From the very first line of the data to the line containing "W, H = 919, 998", retype everything exactly, leaving the pictures behind.

>>

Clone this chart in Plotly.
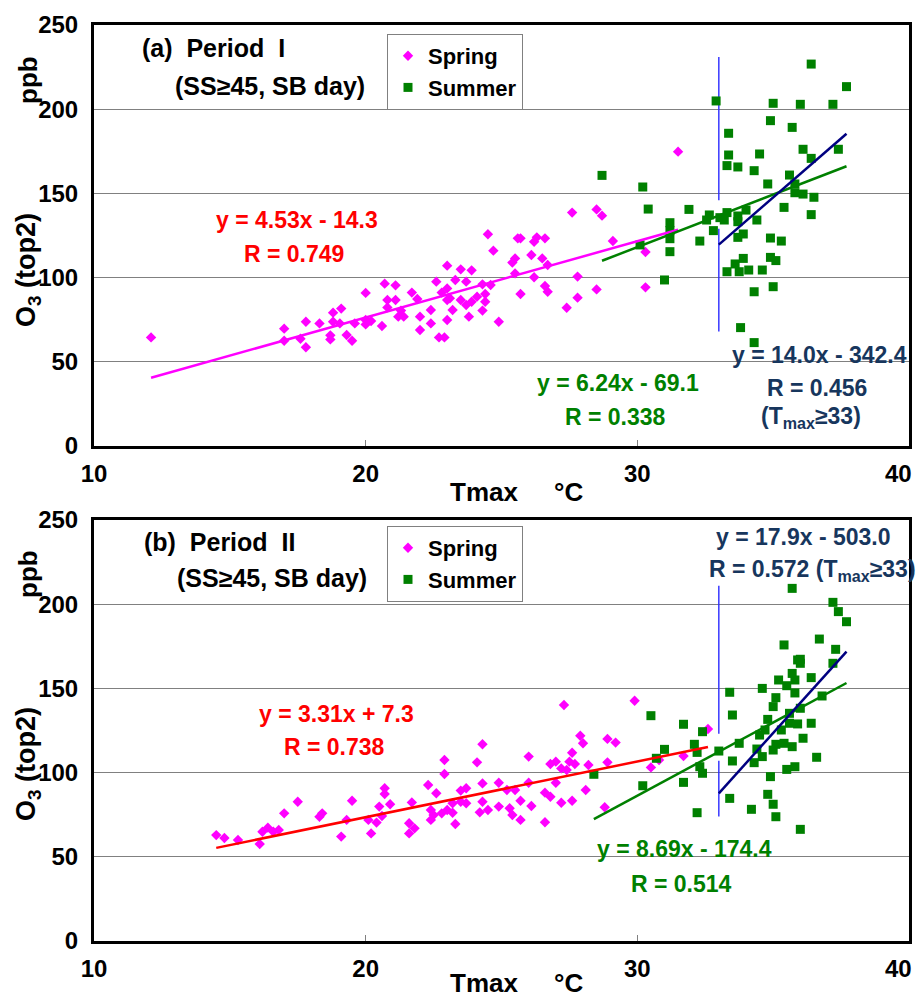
import plotly.graph_objects as go

W, H = 919, 998

# ---------------- Period I ----------------
spring1_t = [12.1, 17.0, 17.0, 17.6, 17.8, 17.8, 18.3, 18.8, 18.8, 18.7,
             18.7, 19.1, 19.05, 19.3, 19.5, 19.6, 20.0, 20.0, 20.0, 20.2,
             20.6, 20.7, 21.1, 20.8, 21.1, 20.8, 21.3, 21.2, 21.4, 21.7,
             21.9, 22.0, 22.0, 22.4, 22.4, 22.6, 22.7, 22.9, 22.8, 23.0,
             23.0, 23.0, 23.0, 23.1, 23.2, 23.3, 23.5, 23.5, 23.7, 23.7,
             23.8, 23.9, 23.9, 24.1, 24.3, 24.3, 24.4, 24.4, 24.5, 24.7,
             24.6, 24.9, 25.5, 25.4, 25.6, 25.7, 25.5, 25.7, 26.1, 26.2,
             26.3, 26.6, 26.2, 26.5, 26.7, 26.6, 26.7, 27.4, 27.8, 27.8,
             27.6, 28.5, 28.7, 28.5, 29.1, 30.3, 30.3, 31.5]
spring1_o3 = [64.5, 69.7, 62.5, 63.7, 73.8, 58.6, 72.8, 79.2, 73.8, 65.7,
              63.3, 81.6, 72.8, 65.9, 62.5, 72.8, 90.9, 74.8, 72.2, 74.2,
              71.3, 96.4, 95.4, 86.7, 86.7, 82.3, 80.4, 76.8, 76.8, 91.1,
              87.3, 76.8, 68.9, 80.8, 72.8, 97.6, 64.5, 64.5, 91.1, 107.1,
              93.6, 86.7, 74.8, 87.7, 80.8, 98.6, 104.9, 86.7, 97.6, 83.7,
              76.8, 104.3, 85.7, 88.7, 96.0, 80.4, 90.3, 85.7, 125.7, 116.0,
              95.6, 73.8, 111.4, 108.9, 123.3, 123.3, 102.5, 90.3, 113.4, 121.3,
              123.9, 123.3, 100.2, 111.4, 107.5, 95.0, 91.6, 82.1, 100.6, 88.1,
              138.6, 140.5, 136.8, 93.0, 121.7, 115.2, 94.2, 174.8]

summer1_t = [28.7, 30.2, 30.4, 30.1, 31.2, 31.2, 31.2, 31.2, 31.0, 31.9,
             32.3, 32.65, 32.55, 32.8, 32.9, 33.04, 33.2, 33.3, 33.36, 33.36,
             33.3, 33.7, 33.7, 33.7, 33.7, 33.9, 33.9, 33.6, 33.3, 33.75,
             34.1, 34.0, 34.3, 34.5, 34.4, 34.3, 33.8, 34.3, 34.6, 34.8,
             35.0, 34.9, 34.9, 34.9, 35.1, 35.0, 35.3, 35.4, 35.6, 35.7,
             35.8, 35.8, 36.0, 36.1, 36.1, 36.4, 36.4, 36.5, 36.4, 37.2,
             37.4, 37.7]
summer1_o3 = [160.7, 153.8, 140.7, 119.4, 132.6, 127.9, 123.1, 115.4, 98.6, 140.5,
              121.7, 137.2, 134.2, 127.9, 204.9, 135.6, 134.2, 138.6, 185.7, 172.8,
              166.5, 165.7, 133.2, 136.6, 123.9, 125.9, 111.4, 108.1, 103.5, 103.5,
              104.5, 140.1, 163.5, 173.4, 134.2, 91.6, 70.3, 61.4, 104.5, 155.6,
              203.5, 193.2, 123.5, 112.0, 110.1, 94.6, 121.7, 141.7, 160.9, 189.2,
              155.6, 150.4, 202.9, 176.2, 149.6, 170.8, 226.8, 147.7, 137.4, 202.9,
              176.2, 213.4]

# ---------------- Period II ----------------
spring2_t = [14.5, 14.8, 15.3, 16.1, 16.2, 16.4, 16.6, 16.8, 17.0, 17.5,
             18.3, 18.4, 19.1, 19.3, 19.5, 20.1, 20.2, 20.4, 20.5, 20.6,
             20.7, 20.7, 20.9, 21.6, 21.6, 21.8, 21.7, 22.3, 22.4, 22.4,
             22.5, 22.6, 22.8, 22.9, 22.9, 23.0, 23.2, 23.2, 23.3, 23.5,
             23.5, 23.7, 23.7, 24.1, 24.3, 24.3, 24.3, 24.2, 24.5, 24.9,
             24.9, 25.2, 25.5, 25.3, 25.4, 25.7, 25.7, 26.0, 26.0, 26.1,
             26.6, 26.8, 26.8, 27.0, 27.0, 26.6, 27.2, 27.2, 27.3, 27.4,
             27.5, 27.6, 27.6, 27.7, 27.9, 28.0, 28.1, 28.2, 28.9, 28.9,
             29.2, 28.8, 29.9, 30.5, 30.8, 31.7, 32.6]
spring2_o3 = [62.9, 61.2, 60.0, 57.6, 64.9, 67.3, 64.9, 65.9, 75.8, 82.7,
              73.8, 75.8, 62.0, 71.9, 83.3, 71.9, 63.9, 70.3, 79.8, 74.2,
              90.7, 87.3, 81.2, 63.9, 69.9, 66.9, 82.3, 92.6, 77.8, 71.9,
              74.8, 87.7, 75.8, 107.5, 99.2, 77.8, 81.8, 76.2, 69.5, 89.3,
              82.7, 90.7, 81.8, 106.1, 116.8, 93.6, 82.7, 76.4, 77.8, 94.0,
              79.8, 89.7, 89.7, 78.8, 74.8, 83.3, 71.9, 109.5, 94.0, 80.2,
              88.1, 85.7, 105.1, 106.5, 94.0, 70.5, 102.5, 82.1, 140.1, 101.5,
              106.5, 111.8, 83.3, 105.1, 121.9, 117.4, 89.7, 104.5, 120.0, 106.1,
              117.8, 79.4, 142.7, 103.1, 107.5, 109.9, 125.9]

summer2_t = [28.4, 30.2, 30.5, 30.7, 31.0, 31.7, 31.7, 32.1, 32.2, 32.2,
             32.3, 32.4, 32.4, 33.0, 33.4, 33.5, 33.5, 33.4, 33.75, 34.2,
             34.3, 34.4, 34.5, 34.6, 34.6, 34.7, 34.8, 34.8, 34.9, 35.0,
             35.0, 35.1, 35.1, 35.0, 35.1, 35.2, 35.3, 35.4, 35.4, 35.5,
             35.5, 35.6, 35.6, 35.7, 35.7, 35.8, 35.8, 35.8, 35.7, 35.9,
             35.9, 36.0, 36.0, 36.0, 36.1, 36.0, 36.4, 36.4, 36.6, 36.7,
             36.8, 37.2, 37.2, 37.3, 37.4, 37.7]
summer2_o3 = [99.0, 92.2, 133.8, 108.5, 113.8, 128.7, 94.2, 116.8, 112.0, 76.2,
              103.5, 99.6, 124.3, 112.8, 147.7, 134.2, 106.9, 84.7, 117.4, 78.2,
              105.9, 114.0, 122.3, 150.0, 109.5, 125.3, 131.6, 87.1, 97.6, 81.2,
              139.2, 144.5, 73.8, 113.4, 116.8, 155.0, 125.3, 175.8, 117.4, 101.9,
              151.6, 135.2, 129.3, 115.4, 158.9, 155.0, 147.3, 103.5, 209.4, 166.9,
              128.9, 138.2, 66.3, 167.3, 120.4, 164.9, 156.4, 129.3, 109.1, 179.3,
              145.5, 201.1, 164.9, 173.2, 195.6, 189.6]

# linear fits (slope, intercept)
fit1_spring = (4.53, -14.3)
fit1_summer = (6.24, -69.1)
fit1_hot = (14.0, -342.4)
fit2_spring = (3.31, 7.3)
fit2_summer = (8.69, -174.4)
fit2_hot = (17.9, -503.0)
T_SPLIT = 33

# extent of the Tmax = 33 marker line in each panel (ppb)
split1_y = [231, 146, None, 129, 68]
split2_y = [211, 123, None, 107, 74]

x_ticks = [10, 20, 30, 40]
x_tick_text = ["10", "20", "30", ""]   # the last label is set inside the frame edge below
y_ticks = [0, 50, 100, 150, 200, 250]

MAGENTA = "#FF00FF"
GREEN = "#008000"
RED = "#FF0000"
NAVY = "#000080"
NAVY_TXT = "#17365D"
BLUE = "#2A2AFF"
FONT = "Arial, Liberation Sans, sans-serif"


def fit_line(coef, x0, x1):
    a, b = coef
    return [x0, x1], [a * x0 + b, a * x1 + b]


def px(x, y):
    """pixel position -> paper coordinates"""
    return x / W, 1 - y / H


fig = go.Figure()


def add_panel(xa, ya, leg, s_t, s_o3, u_t, u_o3, f_sp, f_su, f_hot, sp_col, split_y):
    # Tmax = 33 reference line
    fig.add_trace(go.Scatter(x=[T_SPLIT, T_SPLIT, None, T_SPLIT, T_SPLIT], y=split_y,
                             mode="lines", line=dict(color=BLUE, width=1.4),
                             xaxis=xa, yaxis=ya, showlegend=False, hoverinfo="skip"))
    fig.add_trace(go.Scatter(x=s_t, y=s_o3, mode="markers", name="Spring",
                             marker=dict(symbol="diamond", size=8, color=MAGENTA),
                             xaxis=xa, yaxis=ya, legend=leg))
    fig.add_trace(go.Scatter(x=u_t, y=u_o3, mode="markers", name="Summer",
                             marker=dict(symbol="square", size=9, color=GREEN),
                             xaxis=xa, yaxis=ya, legend=leg))
    lx, ly = fit_line(f_sp, min(s_t), max(s_t))
    fig.add_trace(go.Scatter(x=lx, y=ly, mode="lines", line=dict(color=sp_col, width=2.5),
                             xaxis=xa, yaxis=ya, showlegend=False))
    lx, ly = fit_line(f_su, min(u_t), max(u_t))
    fig.add_trace(go.Scatter(x=lx, y=ly, mode="lines", line=dict(color=GREEN, width=2.5),
                             xaxis=xa, yaxis=ya, showlegend=False))
    lx, ly = fit_line(f_hot, T_SPLIT, max(u_t))
    fig.add_trace(go.Scatter(x=lx, y=ly, mode="lines", line=dict(color=NAVY, width=2.5),
                             xaxis=xa, yaxis=ya, showlegend=False))


add_panel("x", "y", "legend", spring1_t, spring1_o3, summer1_t, summer1_o3,
          fit1_spring, fit1_summer, fit1_hot, MAGENTA, split1_y)
add_panel("x2", "y2", "legend2", spring2_t, spring2_o3, summer2_t, summer2_o3,
          fit2_spring, fit2_summer, fit2_hot, RED, split2_y)

tickfont = dict(family=FONT, size=24, color="black", weight="bold")
xax = dict(range=[10, 40], tickvals=x_ticks, ticktext=x_tick_text, ticks="inside",
           ticklen=6, tickcolor="#808080",
           showline=True, mirror=True, linecolor="black", linewidth=3, showgrid=False,
           zeroline=False, tickfont=tickfont, ticklabelstandoff=4,
           ticklabeloverflow="allow", automargin=False)
yax = dict(range=[0, 250], tickvals=y_ticks, ticks="", showline=True, mirror=True,
           linecolor="black", linewidth=3, showgrid=True, gridcolor="#808080", gridwidth=1,
           zeroline=False, tickfont=tickfont, ticklabelstandoff=8,
           ticklabeloverflow="allow", automargin=False)

fig.update_layout(
    width=W, height=H, margin=dict(l=0, r=0, t=0, b=0, autoexpand=False),
    plot_bgcolor="white", paper_bgcolor="white",
    xaxis=dict(xax, domain=[94 / W, 909 / W], anchor="y"),
    yaxis=dict(yax, domain=[1 - 446 / H, 1 - 25 / H], anchor="x"),
    xaxis2=dict(xax, domain=[94 / W, 909 / W], anchor="y2"),
    yaxis2=dict(yax, domain=[1 - 941 / H, 1 - 520 / H], anchor="x2"),
)

legfont = dict(family=FONT, size=22, color="black", weight="bold")
for key, top in (("legend", 34), ("legend2", 526)):
    lx, ly = px(387, top)
    fig.update_layout({key: dict(x=lx, y=ly, xanchor="left", yanchor="top",
                                 bordercolor="#808080", borderwidth=1, bgcolor="white",
                                 font=legfont, tracegroupgap=0)})


def note(text, x, y, color="black", size=23, angle=0):
    ax, ay = px(x, y)
    fig.add_annotation(text=text, x=ax, y=ay, xref="paper", yref="paper",
                       showarrow=False, textangle=angle, xanchor="center", yanchor="middle",
                       font=dict(family=FONT, size=size, color=color, weight="bold"))


# panel titles
note("(a)  Period  I", 213, 48, size=25)
note("(SS≥45, SB day)", 270, 86, size=25)
note("(b)  Period  II", 219, 542, size=25)
note("(SS≥45, SB day)", 272, 578, size=25)

# fit labels, period I
note("y = 4.53x - 14.3", 297, 220, RED)
note("R = 0.749", 294, 254, RED)
note("y = 6.24x - 69.1", 618, 383, GREEN)
note("R = 0.338", 615, 417, GREEN)
note("y = 14.0x - 342.4", 819, 355, NAVY_TXT)
note("R = 0.456", 817, 388, NAVY_TXT)
note("(T<sub>max</sub>≥33)", 811, 417, NAVY_TXT)

# fit labels, period II
note("y = 3.31x + 7.3", 336, 714, RED)
note("R = 0.738", 334, 747, RED)
note("y = 8.69x - 174.4", 684, 849, GREEN)
note("R = 0.514", 681, 884, GREEN)
note("y = 17.9x - 503.0", 803, 537, NAVY_TXT)
note("R = 0.572 (T<sub>max</sub>≥33)", 812, 570, NAVY_TXT)

# "40" tick label, kept inside the right frame edge
note("40", 898, 473, size=24)
note("40", 898, 968, size=24)

# axis titles
for ty in (492, 983):
    note("Tmax", 484, ty, size=26)
    note("°C", 568, ty, size=26)
for off in (0, 494):
    note("ppb", 28, 80 + off, size=26, angle=-90)
    note("O<sub>3</sub> (top2)", 28, 270 + off, size=27, angle=-90)

fig.write_html("out.html")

<<

▶ CORRECT RESPONSE
Clone this chart in Plotly.
import plotly.graph_objects as go

W, H = 919, 998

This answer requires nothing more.